Don't miss American Experience: Seabiscuit followed by Homestretch: Racehorse Rescue
WXXI-TV is proud to present a special night of programming, which includes back-to-back shows dedicated to the racehorse. American Experience: Seabiscuit and Homestretch: Racehorse Rescue airs Monday, November 23 starting at 9 p.m. on WXXI-TV (DT21.1/cable1011/cable11).
The 1930s left American hearts cold and pockets empty, but the story of Seabiscuit provided a necessary escape from Depression-era life. American Experience: Seabiscuit, airing at 9 p.m., illuminates the gloomy conditions of the depression and explores the thoroughbred racing scene through four men and their underdog racehorse named Seabiscuit.
Homestretch: Racehorse Rescue will air immediately following Seabiscuit at 10 p.m. The program reaches out to lovers of horses and viewers who care about the lives and treatment of animals. This moving hour documents the fates of losing racehorses, often facing cruelty or slaughter, and jailed criminals, often lost and feeling hopeless. Both are in need of rehabilitation so they might return to society. By capturing the magic that grows between the two from the training and care the inmate provides the horse, the prisoners’ and horses’ lives are often transformed. We witness horse and man as they come to understand and value each other. We and our viewers become informed about the need for horse rescue and some ways these rescues can be effected. This bittersweet documentary tears at our hearts as it empowers us to seek remediation.
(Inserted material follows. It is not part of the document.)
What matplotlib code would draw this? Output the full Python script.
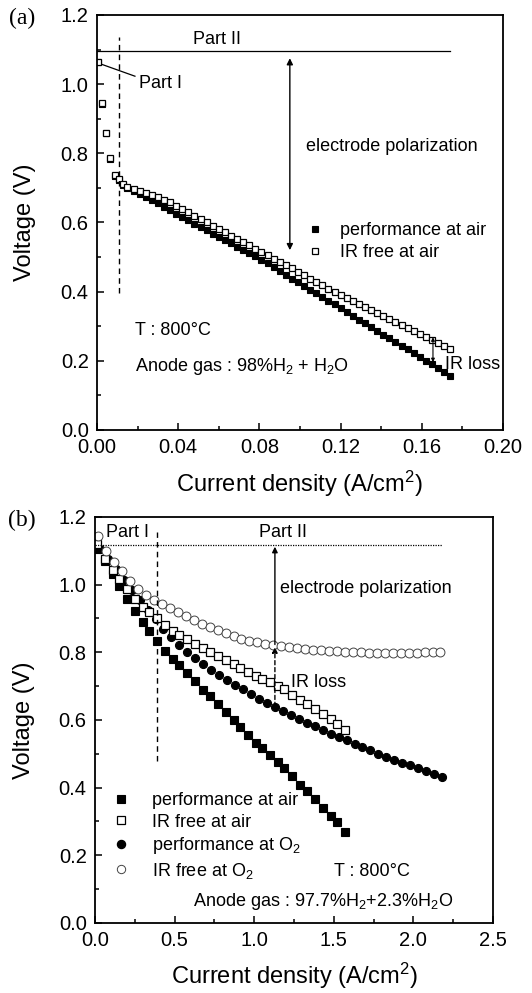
import matplotlib.pyplot as plt
from matplotlib.ticker import MultipleLocator, FormatStrFormatter

plt.rcParams['font.family'] = ['Liberation Sans', 'DejaVu Sans']
plt.rcParams['mathtext.fontset'] = 'custom'
plt.rcParams['mathtext.rm'] = 'Liberation Sans'
plt.rcParams['mathtext.default'] = 'regular'

# ---- (a) cell with air cathode, 98% H2 + H2O anode ----
current_a = [0.0006, 0.0023, 0.0044, 0.0064, 0.0089, 0.0108, 0.0128,
             0.015, 0.018, 0.021, 0.024, 0.027, 0.030, 0.033, 0.036, 0.039,
             0.042, 0.045, 0.048, 0.051, 0.054, 0.057, 0.060, 0.063, 0.066,
             0.069, 0.072, 0.075, 0.078, 0.081, 0.084, 0.087, 0.090, 0.093,
             0.096, 0.099, 0.102, 0.105, 0.108, 0.111, 0.114, 0.117, 0.120,
             0.123, 0.126, 0.129, 0.132, 0.135, 0.138, 0.141, 0.144, 0.147,
             0.150, 0.153, 0.156, 0.159, 0.162, 0.165, 0.168, 0.171, 0.174]
perf_air_a = [1.063, 0.944, 0.858, 0.784, 0.735, 0.722, 0.708,
              0.700, 0.691, 0.682, 0.673, 0.664, 0.655, 0.645, 0.635, 0.625,
              0.616, 0.606, 0.597, 0.587, 0.578, 0.568, 0.559, 0.549, 0.540,
              0.530, 0.521, 0.511, 0.502, 0.492, 0.482, 0.471, 0.460, 0.449,
              0.438, 0.428, 0.417, 0.406, 0.395, 0.384, 0.373, 0.363, 0.352,
              0.341, 0.330, 0.319, 0.308, 0.298, 0.287, 0.276, 0.265, 0.254,
              0.244, 0.233, 0.222, 0.211, 0.200, 0.190, 0.179, 0.168, 0.157]
irfree_air_a = [1.065, 0.946, 0.860, 0.786, 0.737, 0.725, 0.712,
                0.703, 0.698, 0.692, 0.686, 0.680, 0.673, 0.666, 0.658, 0.649,
                0.640, 0.630, 0.620, 0.610, 0.601, 0.591, 0.581, 0.572, 0.562,
                0.553, 0.543, 0.534, 0.524, 0.514, 0.505, 0.495, 0.486, 0.476,
                0.467, 0.457, 0.447, 0.438, 0.428, 0.419, 0.409, 0.400, 0.390,
                0.381, 0.373, 0.364, 0.355, 0.347, 0.338, 0.329, 0.321, 0.312,
                0.303, 0.295, 0.286, 0.277, 0.269, 0.260, 0.251, 0.243, 0.234]

# ---- (b) air vs O2 cathode, 97.7% H2 + 2.3% H2O anode ----
current_b_air = [0.015, 0.06, 0.11, 0.15, 0.20, 0.25, 0.30, 0.34, 0.39, 0.44,
                 0.49, 0.53, 0.58, 0.63, 0.68, 0.72, 0.77, 0.82, 0.87, 0.91,
                 0.96, 1.01, 1.05, 1.10, 1.15, 1.19, 1.24, 1.29, 1.33, 1.38,
                 1.43, 1.48, 1.52, 1.57]
perf_air_b = [1.105, 1.070, 1.030, 0.995, 0.958, 0.923, 0.891, 0.862, 0.832,
              0.805, 0.781, 0.762, 0.738, 0.714, 0.690, 0.671, 0.647, 0.623,
              0.599, 0.579, 0.555, 0.533, 0.516, 0.496, 0.476, 0.458, 0.435,
              0.409, 0.389, 0.366, 0.341, 0.316, 0.298, 0.270]
irfree_air_b = [1.120, 1.075, 1.043, 1.018, 0.988, 0.957, 0.933, 0.918, 0.901,
                0.880, 0.864, 0.852, 0.838, 0.826, 0.813, 0.802, 0.790, 0.777,
                0.764, 0.754, 0.741, 0.730, 0.721, 0.711, 0.700, 0.691, 0.675,
                0.660, 0.648, 0.633, 0.617, 0.602, 0.589, 0.570]

current_b_o2 = [0.03, 0.08, 0.13, 0.18, 0.23, 0.28, 0.33, 0.38, 0.43, 0.48,
                0.53, 0.58, 0.63, 0.68, 0.73, 0.78, 0.83, 0.88, 0.93, 0.98,
                1.03, 1.08, 1.13, 1.18, 1.23, 1.28, 1.33, 1.38, 1.43, 1.48,
                1.53, 1.58, 1.63, 1.68, 1.73, 1.78, 1.83, 1.88, 1.93, 1.98,
                2.03, 2.08, 2.13, 2.18]
perf_o2_b = [1.105, 1.075, 1.045, 1.015, 0.985, 0.955, 0.925, 0.897, 0.870,
             0.845, 0.822, 0.801, 0.782, 0.765, 0.749, 0.733, 0.718, 0.704,
             0.691, 0.678, 0.662, 0.650, 0.638, 0.626, 0.614, 0.603, 0.592,
             0.581, 0.571, 0.560, 0.550, 0.540, 0.530, 0.520, 0.510, 0.500,
             0.491, 0.482, 0.474, 0.466, 0.458, 0.448, 0.440, 0.432]

current_b_o2_free = [0.02, 0.07, 0.12, 0.17, 0.22, 0.27, 0.32, 0.37, 0.42,
                     0.47, 0.52, 0.57, 0.62, 0.67, 0.72, 0.77, 0.82, 0.87,
                     0.92, 0.97, 1.02, 1.07, 1.12, 1.17, 1.22, 1.27, 1.32,
                     1.37, 1.42, 1.47, 1.52, 1.57, 1.62, 1.67, 1.72, 1.77,
                     1.82, 1.87, 1.92, 1.97, 2.02, 2.07, 2.12, 2.17]
irfree_o2_b = [1.145, 1.100, 1.068, 1.040, 1.012, 0.988, 0.969, 0.955, 0.943,
               0.931, 0.919, 0.906, 0.895, 0.885, 0.875, 0.866, 0.856, 0.848,
               0.840, 0.834, 0.829, 0.825, 0.821, 0.818, 0.815, 0.812, 0.810,
               0.808, 0.806, 0.804, 0.803, 0.802, 0.801, 0.800, 0.799, 0.799,
               0.798, 0.798, 0.798, 0.798, 0.799, 0.800, 0.801, 0.802]

TICK_FS = 14.5
LABEL_FS = 17
NOTE_FS = 13


def style_axes(ax, xmax, xmajor, xminor, xfmt):
    ax.set_xlim(0, xmax)
    ax.set_ylim(0, 1.2)
    ax.xaxis.set_major_locator(MultipleLocator(xmajor))
    ax.xaxis.set_minor_locator(MultipleLocator(xminor))
    ax.xaxis.set_major_formatter(FormatStrFormatter(xfmt))
    ax.yaxis.set_major_locator(MultipleLocator(0.2))
    ax.yaxis.set_minor_locator(MultipleLocator(0.1))
    ax.yaxis.set_major_formatter(FormatStrFormatter('%.1f'))
    ax.tick_params(which='both', direction='in', top=False, right=False,
                   labelsize=TICK_FS, width=1.1, pad=6)
    ax.tick_params(which='major', length=5)
    ax.tick_params(which='minor', length=3)
    for sp in ax.spines.values():
        sp.set_linewidth(1.3)
    ax.set_xlabel('Current density (A/cm$^2$)', fontsize=LABEL_FS)
    ax.set_ylabel('Voltage (V)', fontsize=LABEL_FS)
    ax.xaxis.set_label_coords(0.5, -0.093)
    ax.yaxis.set_label_coords(-0.15, 0.5)


fig = plt.figure(figsize=(5.32, 9.93), dpi=100)
ax1 = fig.add_axes([0.1823, 0.5670, 0.7632, 0.4179])
ax2 = fig.add_axes([0.1786, 0.0705, 0.7481, 0.4089])

# ---------------- panel (a) ----------------
style_axes(ax1, 0.2, 0.04, 0.02, '%.2f')
ax1.plot(current_a, perf_air_a, ls='none', marker='s', ms=5.0,
         mfc='black', mec='black', mew=0.8, label='performance at air')
ax1.plot(current_a, irfree_air_a, ls='none', marker='s', ms=4.6,
         mfc='white', mec='black', mew=0.9, label='IR free at air')

ax1.plot([0, 0.174], [1.095, 1.095], color='black', lw=0.9)
ax1.text(0.059, 1.128, 'Part II', fontsize=NOTE_FS, ha='center', va='center')
ax1.plot([0.0108, 0.0108], [0.395, 1.137], color='black', lw=1.0,
         ls=(0, (4, 3)))
ax1.plot([0.0187, 0.0025], [1.023, 1.057], color='black', lw=0.9)
ax1.text(0.0205, 1.003, 'Part I', fontsize=NOTE_FS, ha='left', va='center')
ax1.annotate('', xy=(0.095, 1.075), xytext=(0.095, 0.52),
             arrowprops=dict(arrowstyle='<|-|>', color='black', lw=1.0,
                             mutation_scale=9, shrinkA=0, shrinkB=0))
ax1.text(0.103, 0.819, 'electrode polarization', fontsize=NOTE_FS,
         ha='left', va='center')
ax1.annotate('', xy=(0.1655, 0.268), xytext=(0.1655, 0.196),
             arrowprops=dict(arrowstyle='<|-|>', color='black', lw=0.8,
                             mutation_scale=5, shrinkA=0, shrinkB=0))
ax1.text(0.1712, 0.188, 'IR loss', fontsize=NOTE_FS, ha='left', va='center')
ax1.text(0.0187, 0.289, 'T : 800°C', fontsize=NOTE_FS, ha='left',
         va='center')
ax1.text(0.0187, 0.183, 'Anode gas : 98%H$_2$ + H$_2$O', fontsize=NOTE_FS,
         ha='left', va='center')
ax1.legend(loc='upper left', bbox_to_anchor=(0.515, 0.500), frameon=False,
           fontsize=NOTE_FS, handlelength=1.0, handletextpad=0.9,
           borderpad=0, borderaxespad=0, labelspacing=0.25, markerscale=1.0)

# ---------------- panel (b) ----------------
style_axes(ax2, 2.5, 0.5, 0.25, '%.1f')
ax2.plot(current_b_air, perf_air_b, ls='none', marker='s', ms=5.2,
         mfc='black', mec='black', mew=0.8, label='performance at air')
ax2.plot(current_b_o2, perf_o2_b, ls='none', marker='o', ms=5.8,
         mfc='black', mec='black', mew=0.8)
ax2.plot(current_b_air, irfree_air_b, ls='none', marker='s', ms=5.2,
         mfc='white', mec='black', mew=0.9, label='IR free at air')
ax2.plot(current_b_o2_free, irfree_o2_b, ls='none', marker='o', ms=6.4,
         mfc='white', mec='#444444', mew=0.7)
# legend handles for the O2 series, in legend order
h_o2, = ax2.plot([], [], ls='none', marker='o', ms=5.8, mfc='black',
                 mec='black', label='performance at O$_2$')
h_o2f, = ax2.plot([], [], ls='none', marker='o', ms=6.0, mfc='white',
                  mec='#444444', mew=0.7, label='IR free at O$_2$')

ax2.plot([0, 2.18], [1.117, 1.117], color='black', lw=0.9, ls=(0, (1, 1)))
ax2.text(0.07, 1.155, 'Part I', fontsize=NOTE_FS, ha='left', va='center')
ax2.text(1.18, 1.155, 'Part II', fontsize=NOTE_FS, ha='center', va='center')
ax2.plot([0.39, 0.39], [0.48, 1.155], color='black', lw=1.0, ls=(0, (4, 3)))
ax2.annotate('', xy=(1.13, 1.112), xytext=(1.13, 0.823),
             arrowprops=dict(arrowstyle='-|>', color='black', lw=1.0,
                             mutation_scale=8, shrinkA=0, shrinkB=0))
ax2.annotate('', xy=(1.13, 0.815), xytext=(1.13, 0.64),
             arrowprops=dict(arrowstyle='-|>', color='black', lw=1.0,
                             ls=(0, (3, 2)), mutation_scale=8,
                             shrinkA=0, shrinkB=0))
ax2.text(1.16, 0.989, 'electrode polarization', fontsize=NOTE_FS,
         ha='left', va='center')
ax2.text(1.23, 0.712, 'IR loss', fontsize=NOTE_FS, ha='left', va='center')
ax2.text(1.50, 0.152, 'T : 800°C', fontsize=NOTE_FS, ha='left',
         va='center')
ax2.text(0.617, 0.063, 'Anode gas : 97.7%H$_2$+2.3%H$_2$O',
         fontsize=NOTE_FS, ha='left', va='center')

handles, labels = ax2.get_legend_handles_labels()
order = ['performance at air', 'IR free at air',
         'performance at O$_2$', 'IR free at O$_2$']
hmap = dict(zip(labels, handles))
ax2.legend([hmap[k] for k in order], order, loc='upper left',
           bbox_to_anchor=(0.043, 0.322), frameon=False, fontsize=NOTE_FS,
           handlelength=1.0, handletextpad=1.2, borderpad=0,
           borderaxespad=0, labelspacing=0.25)

fig.text(0.041, 1 - 18 / 993, '(a)', fontsize=17, ha='center', va='center',
         family=['Liberation Serif', 'DejaVu Serif'])
fig.text(0.041, 1 - 520 / 993, '(b)', fontsize=17, ha='center', va='center',
         family=['Liberation Serif', 'DejaVu Serif'])

fig.savefig('out.png', dpi=100)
Every year, thousands of horses are bred and sold for millions of dollars each, in order to supply the massive racing industry. Despite the best pedigrees, training, and care, many horses fail to meet their owners’ expectations. These magnificent animals are reduced to “a loss” in an accounting ledger. Typically, these poor-earning and end-of-career racehorses meet with two terrible destinies: a trip to the slaughterhouse or the punishing two-bit racing circuit. Thanks to a few progressive politicians and prisons in New York, Oregon, and Kentucky, there is an alternative destiny: Lush, expansive, prison-owned farms, where end-of-term prisoners earn the privilege of caring for these noble animals. The peaceful surroundings help inmates and horses let go of the past, discover new sides of themselves and experience love.